## To be done
Copy out the data below as written; omit any images.
.....
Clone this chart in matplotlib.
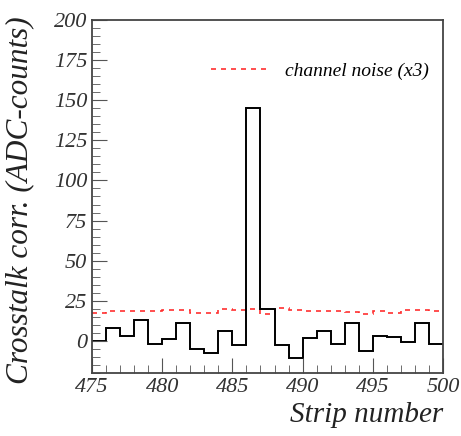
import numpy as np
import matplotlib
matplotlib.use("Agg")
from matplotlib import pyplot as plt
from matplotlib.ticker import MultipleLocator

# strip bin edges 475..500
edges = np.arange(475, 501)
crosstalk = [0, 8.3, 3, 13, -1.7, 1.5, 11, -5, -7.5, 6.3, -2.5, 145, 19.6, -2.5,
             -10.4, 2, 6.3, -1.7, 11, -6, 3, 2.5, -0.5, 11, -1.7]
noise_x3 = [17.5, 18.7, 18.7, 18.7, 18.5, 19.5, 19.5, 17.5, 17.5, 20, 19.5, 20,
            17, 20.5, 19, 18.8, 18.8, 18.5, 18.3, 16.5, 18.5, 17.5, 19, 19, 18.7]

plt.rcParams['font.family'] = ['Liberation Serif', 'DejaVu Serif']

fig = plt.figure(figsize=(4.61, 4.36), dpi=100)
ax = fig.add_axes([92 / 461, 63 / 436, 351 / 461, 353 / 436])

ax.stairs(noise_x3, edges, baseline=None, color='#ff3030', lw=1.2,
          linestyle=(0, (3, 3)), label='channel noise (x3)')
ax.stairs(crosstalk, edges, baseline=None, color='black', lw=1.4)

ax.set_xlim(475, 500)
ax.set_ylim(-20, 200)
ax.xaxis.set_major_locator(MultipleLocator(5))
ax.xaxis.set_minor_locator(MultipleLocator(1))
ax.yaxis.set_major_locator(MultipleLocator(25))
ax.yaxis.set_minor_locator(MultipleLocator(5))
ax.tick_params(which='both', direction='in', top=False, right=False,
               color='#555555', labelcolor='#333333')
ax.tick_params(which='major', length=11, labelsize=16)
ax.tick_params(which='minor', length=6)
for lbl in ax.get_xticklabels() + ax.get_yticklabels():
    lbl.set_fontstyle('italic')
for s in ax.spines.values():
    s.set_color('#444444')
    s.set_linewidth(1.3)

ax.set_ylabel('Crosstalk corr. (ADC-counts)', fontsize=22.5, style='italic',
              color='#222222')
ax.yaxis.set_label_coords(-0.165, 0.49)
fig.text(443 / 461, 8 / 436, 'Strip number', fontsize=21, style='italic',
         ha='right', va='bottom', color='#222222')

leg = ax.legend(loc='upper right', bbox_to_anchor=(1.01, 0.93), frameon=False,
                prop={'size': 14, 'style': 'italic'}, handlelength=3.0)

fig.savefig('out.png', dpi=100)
.....
## The result
Clone this chart in matplotlib.
import numpy as np
import matplotlib
matplotlib.use("Agg")
from matplotlib import pyplot as plt
from matplotlib.ticker import MultipleLocator

# strip bin edges 475..500
edges = np.arange(475, 501)
crosstalk = [0, 8.3, 3, 13, -1.7, 1.5, 11, -5, -7.5, 6.3, -2.5, 145, 19.6, -2.5,
             -10.4, 2, 6.3, -1.7, 11, -6, 3, 2.5, -0.5, 11, -1.7]
noise_x3 = [17.5, 18.7, 18.7, 18.7, 18.5, 19.5, 19.5, 17.5, 17.5, 20, 19.5, 20,
            17, 20.5, 19, 18.8, 18.8, 18.5, 18.3, 16.5, 18.5, 17.5, 19, 19, 18.7]

plt.rcParams['font.family'] = ['Liberation Serif', 'DejaVu Serif']

fig = plt.figure(figsize=(4.61, 4.36), dpi=100)
ax = fig.add_axes([92 / 461, 63 / 436, 351 / 461, 353 / 436])

ax.stairs(noise_x3, edges, baseline=None, color='#ff3030', lw=1.2,
          linestyle=(0, (3, 3)), label='channel noise (x3)')
ax.stairs(crosstalk, edges, baseline=None, color='black', lw=1.4)

ax.set_xlim(475, 500)
ax.set_ylim(-20, 200)
ax.xaxis.set_major_locator(MultipleLocator(5))
ax.xaxis.set_minor_locator(MultipleLocator(1))
ax.yaxis.set_major_locator(MultipleLocator(25))
ax.yaxis.set_minor_locator(MultipleLocator(5))
ax.tick_params(which='both', direction='in', top=False, right=False,
               color='#555555', labelcolor='#333333')
ax.tick_params(which='major', length=11, labelsize=16)
ax.tick_params(which='minor', length=6)
for lbl in ax.get_xticklabels() + ax.get_yticklabels():
    lbl.set_fontstyle('italic')
for s in ax.spines.values():
    s.set_color('#444444')
    s.set_linewidth(1.3)

ax.set_ylabel('Crosstalk corr. (ADC-counts)', fontsize=22.5, style='italic',
              color='#222222')
ax.yaxis.set_label_coords(-0.165, 0.49)
fig.text(443 / 461, 8 / 436, 'Strip number', fontsize=21, style='italic',
         ha='right', va='bottom', color='#222222')

leg = ax.legend(loc='upper right', bbox_to_anchor=(1.01, 0.93), frameon=False,
                prop={'size': 14, 'style': 'italic'}, handlelength=3.0)

fig.savefig('out.png', dpi=100)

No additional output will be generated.